From early 2009 until late 2013, Wolin chaired the Committee on Foreign Investment in the United States (CFIUS), which reviews transactions that could give foreign entities control over U.S. assets for national‑security reasons. In July 2011 he was appointed to the Government Accountability and Transparency Board. He served as Acting Secretary of the Treasury from January 25 to February 28, 2013, following the departure of Secretary Timothy Geithner and preceding the confirmation of Jack Lew.

In January 2013 Wolin received a second Alexander Hamilton Award, this time presented by Secretary Geithner. On July 22, 2013 President Obama announced that Wolin would retire from his position as Deputy Secretary at the end of August, citing his contributions to preventing a repeat of the Great Depression and strengthening the financial system.

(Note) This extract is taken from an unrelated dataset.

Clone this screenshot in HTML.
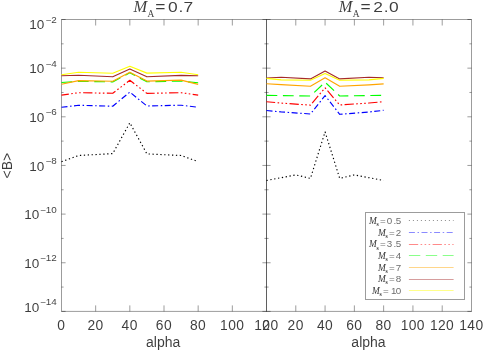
<!DOCTYPE html>
<html><head><meta charset="utf-8"><title>chart</title>
<style>html,body{margin:0;padding:0;background:#fff}svg{display:block;will-change:transform}.t{filter:grayscale(1)}</style></head>
<body><svg width="490" height="350" viewBox="0 0 490 350">
<rect width="490" height="350" fill="#fff"/>
<g style="stroke:#000;stroke-opacity:.39;stroke-width:1;fill:none">
<rect x="61.5" y="19.5" width="205.0" height="291.9"/>
<rect x="266.5" y="19.5" width="205.0" height="291.9"/>
<path d="M95.67 19.5v6M95.67 311.4v-6M129.83 19.5v6M129.83 311.4v-6M164.00 19.5v6M164.00 311.4v-6M198.17 19.5v6M198.17 311.4v-6M232.33 19.5v6M232.33 311.4v-6M295.79 19.5v6M295.79 311.4v-6M325.07 19.5v6M325.07 311.4v-6M354.36 19.5v6M354.36 311.4v-6M383.64 19.5v6M383.64 311.4v-6M412.93 19.5v6M412.93 311.4v-6M442.21 19.5v6M442.21 311.4v-6M61.5 19.50h4.1M266.5 19.50h-4.1M266.5 19.50h4.1M471.5 19.50h-4.1M61.5 43.83h2.1M266.5 43.83h-2.1M266.5 43.83h2.1M471.5 43.83h-2.1M61.5 68.15h4.1M266.5 68.15h-4.1M266.5 68.15h4.1M471.5 68.15h-4.1M61.5 92.47h2.1M266.5 92.47h-2.1M266.5 92.47h2.1M471.5 92.47h-2.1M61.5 116.80h4.1M266.5 116.80h-4.1M266.5 116.80h4.1M471.5 116.80h-4.1M61.5 141.12h2.1M266.5 141.12h-2.1M266.5 141.12h2.1M471.5 141.12h-2.1M61.5 165.45h4.1M266.5 165.45h-4.1M266.5 165.45h4.1M471.5 165.45h-4.1M61.5 189.77h2.1M266.5 189.77h-2.1M266.5 189.77h2.1M471.5 189.77h-2.1M61.5 214.10h4.1M266.5 214.10h-4.1M266.5 214.10h4.1M471.5 214.10h-4.1M61.5 238.42h2.1M266.5 238.42h-2.1M266.5 238.42h2.1M471.5 238.42h-2.1M61.5 262.75h4.1M266.5 262.75h-4.1M266.5 262.75h4.1M471.5 262.75h-4.1M61.5 287.07h2.1M266.5 287.07h-2.1M266.5 287.07h2.1M471.5 287.07h-2.1M61.5 311.40h4.1M266.5 311.40h-4.1M266.5 311.40h4.1M471.5 311.40h-4.1"/>
</g>
<g style="fill:none;stroke-width:1.15;stroke-linejoin:round">
<polyline points="61.50,161.70 78.58,155.50 112.75,153.60 129.83,122.80 146.92,153.90 181.08,155.50 198.17,161.60" style="stroke:#000;stroke-dasharray:1.3 2.6"/>
<polyline points="61.50,107.30 78.58,105.30 112.75,106.20 129.83,92.10 146.92,106.00 181.08,105.20 198.17,107.30" style="stroke:#0000ff;stroke-dasharray:6 2.6 1.5 2.5;stroke-dashoffset:0"/>
<polyline points="61.50,95.10 78.58,92.70 112.75,93.30 129.83,80.30 146.92,93.40 181.08,92.70 198.17,95.10" style="stroke:#ff0000;stroke-dasharray:9.3 2.4 1.6 2.4 1.6 2.4 1.6 2.4;stroke-dashoffset:1.9"/>
<polyline points="61.50,82.50 78.58,81.30 112.75,81.90 129.83,72.85 146.92,81.80 181.08,81.10 198.17,82.80" style="stroke:#00ff00;stroke-dasharray:10.8 5.6"/>
<polyline points="61.50,84.20 78.58,80.60 112.75,81.30 129.83,72.20 146.92,81.10 181.08,80.10 198.17,84.40" style="stroke:#ffa500"/>
<polyline points="61.50,75.80 78.58,75.30 112.75,76.80 129.83,69.00 146.92,76.80 181.08,75.40 198.17,75.80" style="stroke:#a52a2a"/>
<polyline points="61.50,74.70 78.58,72.20 112.75,73.30 129.83,66.30 146.92,73.10 181.08,72.20 198.17,74.70" style="stroke:#ffff00"/>
<polyline points="266.50,180.50 295.79,174.90 310.43,178.40 325.07,131.90 339.71,178.40 354.36,174.90 383.64,180.50" style="stroke:#000;stroke-dasharray:1.3 2.6"/>
<polyline points="266.50,110.50 281.14,111.90 310.43,114.00 325.07,95.60 339.71,114.30 369.00,112.00 383.64,110.30" style="stroke:#0000ff;stroke-dasharray:6 2.6 1.5 2.5;stroke-dashoffset:0"/>
<polyline points="266.50,101.70 281.14,103.10 310.43,105.10 325.07,87.80 339.71,105.00 369.00,103.00 383.64,101.70" style="stroke:#ff0000;stroke-dasharray:9.3 2.4 1.6 2.4 1.6 2.4 1.6 2.4;stroke-dashoffset:0.6"/>
<polyline points="266.50,95.40 281.14,95.60 310.43,96.00 325.07,82.20 339.71,96.00 369.00,95.50 383.64,95.40" style="stroke:#00ff00;stroke-dasharray:10.8 5.6"/>
<polyline points="266.50,83.80 281.14,84.60 310.43,86.30 325.07,77.80 339.71,86.30 369.00,84.90 383.64,83.90" style="stroke:#ffa500"/>
<polyline points="266.50,78.00 281.14,77.30 310.43,78.90 325.07,71.10 339.71,78.90 369.00,77.30 383.64,77.70" style="stroke:#a52a2a"/>
<polyline points="266.50,78.40 281.14,79.90 310.43,80.20 325.07,73.40 339.71,80.30 369.00,79.90 383.64,78.40" style="stroke:#ffff00"/>
</g>
<rect x="365.5" y="212.5" width="99" height="87" style="stroke:#000;stroke-opacity:.39;stroke-width:1;fill:none"/>
<g style="fill:none;stroke-width:1;stroke-opacity:.46">
<path d="M408.9 220.5H453.6" style="stroke:#000;stroke-dasharray:1 3"/>
<path d="M408.9 232.5H453.6" style="stroke:#0000ff;stroke-dasharray:6 2.6 1.5 2.5"/>
<path d="M408.9 244.5H453.6" style="stroke:#ff0000;stroke-dasharray:9.3 2.4 1.6 2.4 1.6 2.4 1.6 2.4"/>
<path d="M408.9 255.5H453.6" style="stroke:#00ff00;stroke-dasharray:11.4 5.5"/>
<path d="M408.9 267.5H453.6" style="stroke:#ffa500"/>
<path d="M408.9 279.5H453.6" style="stroke:#a52a2a"/>
<path d="M408.9 290.5H453.6" style="stroke:#ffff00"/>
</g>
<g class="t" style="fill:#000">
<text fill-opacity=".8" x="368.9" y="224.0" style="font:italic 9.3px 'Liberation Serif',serif">M</text>
<text fill-opacity=".85" x="376.4" y="226.2" style="font:bold 5.8px 'Liberation Serif',serif">s</text>
<g transform="translate(0 224.0) scale(1.13 1)"><text fill-opacity=".6" x="336.19 342.21 348.23 350.18" y="0" style="font:8.7px 'Liberation Sans',sans-serif">=0.5</text></g>
<text fill-opacity=".8" x="377.9" y="235.6" style="font:italic 9.3px 'Liberation Serif',serif">M</text>
<text fill-opacity=".85" x="385.4" y="237.8" style="font:bold 5.8px 'Liberation Serif',serif">s</text>
<g transform="translate(0 235.6) scale(1.13 1)"><text fill-opacity=".6" x="344.16 350.18" y="0" style="font:8.7px 'Liberation Sans',sans-serif">=2</text></g>
<text fill-opacity=".8" x="368.9" y="247.3" style="font:italic 9.3px 'Liberation Serif',serif">M</text>
<text fill-opacity=".85" x="376.4" y="249.5" style="font:bold 5.8px 'Liberation Serif',serif">s</text>
<g transform="translate(0 247.3) scale(1.13 1)"><text fill-opacity=".6" x="336.19 342.21 348.23 350.18" y="0" style="font:8.7px 'Liberation Sans',sans-serif">=3.5</text></g>
<text fill-opacity=".8" x="377.9" y="258.9" style="font:italic 9.3px 'Liberation Serif',serif">M</text>
<text fill-opacity=".85" x="385.4" y="261.1" style="font:bold 5.8px 'Liberation Serif',serif">s</text>
<g transform="translate(0 258.9) scale(1.13 1)"><text fill-opacity=".6" x="344.16 350.18" y="0" style="font:8.7px 'Liberation Sans',sans-serif">=4</text></g>
<text fill-opacity=".8" x="377.9" y="270.5" style="font:italic 9.3px 'Liberation Serif',serif">M</text>
<text fill-opacity=".85" x="385.4" y="272.7" style="font:bold 5.8px 'Liberation Serif',serif">s</text>
<g transform="translate(0 270.5) scale(1.13 1)"><text fill-opacity=".6" x="344.16 350.18" y="0" style="font:8.7px 'Liberation Sans',sans-serif">=7</text></g>
<text fill-opacity=".8" x="377.9" y="282.1" style="font:italic 9.3px 'Liberation Serif',serif">M</text>
<text fill-opacity=".85" x="385.4" y="284.3" style="font:bold 5.8px 'Liberation Serif',serif">s</text>
<g transform="translate(0 282.1) scale(1.13 1)"><text fill-opacity=".6" x="344.16 350.18" y="0" style="font:8.7px 'Liberation Sans',sans-serif">=8</text></g>
<text fill-opacity=".8" x="372.0" y="293.8" style="font:italic 9.3px 'Liberation Serif',serif">M</text>
<text fill-opacity=".85" x="379.5" y="296.0" style="font:bold 5.8px 'Liberation Serif',serif">s</text>
<g transform="translate(0 293.8) scale(1.13 1)"><text fill-opacity=".6" x="338.94 345.93 350.18" y="0" style="font:8.7px 'Liberation Sans',sans-serif">=10</text></g>
</g>
<g class="t" style="fill:#000;font-family:'Liberation Sans',sans-serif" opacity=".76">
<text x="61.4" y="330.4" text-anchor="middle" font-size="13.8" letter-spacing="0.4">0</text>
<text x="95.6" y="330.4" text-anchor="middle" font-size="13.8" letter-spacing="0.4">20</text>
<text x="129.7" y="330.4" text-anchor="middle" font-size="13.8" letter-spacing="0.4">40</text>
<text x="163.9" y="330.4" text-anchor="middle" font-size="13.8" letter-spacing="0.4">60</text>
<text x="198.1" y="330.4" text-anchor="middle" font-size="13.8" letter-spacing="0.4">80</text>
<text x="232.2" y="330.4" text-anchor="middle" font-size="13.8" letter-spacing="0.4">100</text>
<text x="266.4" y="330.4" text-anchor="middle" font-size="13.8" letter-spacing="0.4">120</text>
<text x="266.4" y="330.4" text-anchor="middle" font-size="13.8" letter-spacing="0.4">0</text>
<text x="295.7" y="330.4" text-anchor="middle" font-size="13.8" letter-spacing="0.4">20</text>
<text x="325.0" y="330.4" text-anchor="middle" font-size="13.8" letter-spacing="0.4">40</text>
<text x="354.3" y="330.4" text-anchor="middle" font-size="13.8" letter-spacing="0.4">60</text>
<text x="383.5" y="330.4" text-anchor="middle" font-size="13.8" letter-spacing="0.4">80</text>
<text x="412.8" y="330.4" text-anchor="middle" font-size="13.8" letter-spacing="0.4">100</text>
<text x="442.1" y="330.4" text-anchor="middle" font-size="13.8" letter-spacing="0.4">120</text>
<text x="471.4" y="330.4" text-anchor="middle" font-size="13.8" letter-spacing="0.4">140</text>
<text x="163.2" y="346.8" text-anchor="middle" font-size="14">alpha</text>
<text x="368.5" y="346.8" text-anchor="middle" font-size="14">alpha</text>
<text x="44.2" y="29.1" text-anchor="end" font-size="13.5">10</text>
<g transform="translate(56.8 22.5) scale(1.15 1)"><text x="0" y="0" text-anchor="end" font-size="8.6">−2</text></g>
<text x="44.2" y="73.2" text-anchor="end" font-size="13.5">10</text>
<g transform="translate(56.8 66.7) scale(1.15 1)"><text x="0" y="0" text-anchor="end" font-size="8.6">−4</text></g>
<text x="44.2" y="121.9" text-anchor="end" font-size="13.5">10</text>
<g transform="translate(56.8 115.3) scale(1.15 1)"><text x="0" y="0" text-anchor="end" font-size="8.6">−6</text></g>
<text x="44.2" y="170.5" text-anchor="end" font-size="13.5">10</text>
<g transform="translate(56.8 163.9) scale(1.15 1)"><text x="0" y="0" text-anchor="end" font-size="8.6">−8</text></g>
<text x="39.4" y="219.2" text-anchor="end" font-size="13.5">10</text>
<g transform="translate(56.8 212.6) scale(1.15 1)"><text x="0" y="0" text-anchor="end" font-size="8.6">−10</text></g>
<text x="39.4" y="267.9" text-anchor="end" font-size="13.5">10</text>
<g transform="translate(56.8 261.2) scale(1.15 1)"><text x="0" y="0" text-anchor="end" font-size="8.6">−12</text></g>
<text x="39.4" y="311.5" text-anchor="end" font-size="13.5">10</text>
<g transform="translate(56.8 304.9) scale(1.15 1)"><text x="0" y="0" text-anchor="end" font-size="8.6">−14</text></g>
<text transform="translate(12.1 165.6) rotate(-90)" text-anchor="middle" font-size="14">&lt;B&gt;</text>
<text x="133.4" y="11.8" style="font:italic 16.4px 'Liberation Serif',serif">M</text>
<text x="147.5" y="17.2" style="font:9.4px 'Liberation Serif',serif">A</text>
<g transform="translate(134.0 11.9) scale(1.16 1)"><text font-size="15" x="18.28 29.22 38.36 42.76" y="0">=0.7</text></g>
<text x="338.7" y="11.8" style="font:italic 16.4px 'Liberation Serif',serif">M</text>
<text x="352.8" y="17.2" style="font:9.4px 'Liberation Serif',serif">A</text>
<g transform="translate(339.3 11.9) scale(1.16 1)"><text font-size="15" x="18.28 29.22 38.36 42.76" y="0">=2.0</text></g>
</g>
</svg></body></html>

After leaving the Treasury, Wolin was appointed to the President’s Intelligence Advisory Board in August 2014; he resigned from that post on January 20, 2017. In February 2018 he became chief executive officer of Brunswick Group, a global corporate advisory firm, and later served as vice chairman in 2024.

Legacy

Wolin’s career reflects sustained engagement with the legal and regulatory frameworks that underpin U.S. financial stability. His tenure at the Treasury coincided with the country’s most significant post‑war economic crisis, during which he helped shape reforms aimed at increasing transparency and resilience within the banking sector. The Dodd‑Frank Act, to which he contributed as a key architect, remains a foundational element of contemporary financial regulation.

Beyond his public service, Wolin has maintained active roles in academia and private industry. He serves on the board of trustees for Yale University and on the Board of Overseers at the RAND Institute for Civil Justice. His professional affiliations include membership in the Council on Foreign Relations and admission to the bars of Illinois, Connecticut, and Washington, D.C.

Through his combined public and private sector experience, Wolin has influenced both policy development and corporate governance practices related to finance, law, and national security. His work exemplifies a career dedicated to applying legal expertise within complex institutional contexts to promote economic stability and transparency.